= Brothers Green =

Sibling cooking duo

Brothers Green was the Brooklyn-based cooking duo of brothers Josh and Mike Greenfield. Brothers Green formerly hosted an online cooking show Brothers Green Eats on YouTube and a cooking and music TV show with MTV international that airs in over 90 countries around the world. In 2019, Brothers Green announced their split as a creative team, with Josh starting a new, less food-focused YouTube channel and Mike keeping and rebranding the Brothers Green channel.

== Origins ==

Josh (born 1985) and Mike (born 1988) grew up in Philadelphia, Pennsylvania in a Jewish family.

Josh was a high school football star but declined to play college football so that he could focus on his studies. He attended University of Delaware and graduated in 2007. He formed a band, The Canon Logic, with his friends and relocated to Brooklyn.

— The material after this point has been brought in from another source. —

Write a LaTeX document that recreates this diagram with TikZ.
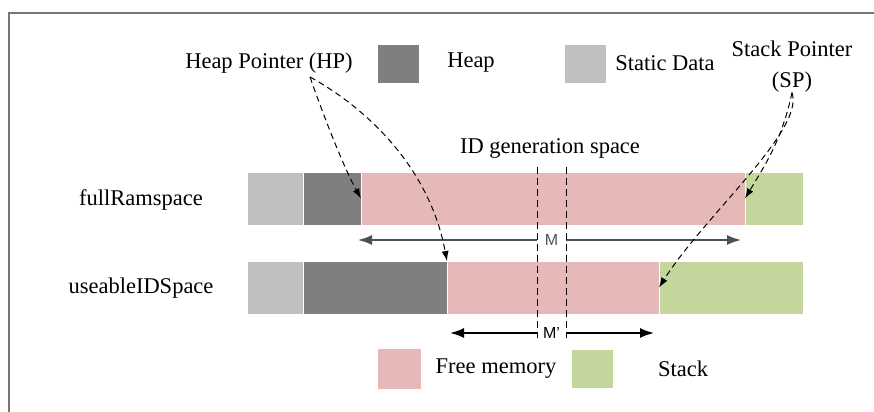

After college, Josh began providing custom weekly cuisines to friends and neighbors.

Meanwhile, Mike was attending the University of Pittsburgh where he was studying architecture, and began to host catered events and small dinner parties for his friends to test his skills and hone his craft.

After graduation, Mike moved to Brooklyn with Josh where they started Brothers Green.

== Blogging and vlogging ==

Mike and Josh started documenting their culinary jobs and experiments online. Mike started taking photographs of his daily food creations on Everyday Appetite while Josh was writing about his various food experiences on his blog called YIEatN which covered such topics as creative cooking and music.

Their comical attitude and chemistry in the kitchen lent itself to home videos, and with the help of their film-making roommate, became their first cooking show, YuNork which parodied the opening credits to Dexter.

== Success ==

In 2011 Rachael Ray approached Brothers Green for a burger cook-off on her show where they competed for Nick Jonas. In the summer of 2012, Brothers Green was profiled by DnaInfo.

Followed by New York Magazine's Grub Street. In 2012, Mike and Josh executed contracts to star in their own cooking show on YouTube's Hungry Channel. On November 19, 2013 Josh and Mike competed in Food Network's Chopped. Josh was eliminated in the appetizer round, Mike was eliminated in the entree round.

The Brothers Green finished taping their first television show with MTV international which came out in the spring of 2015.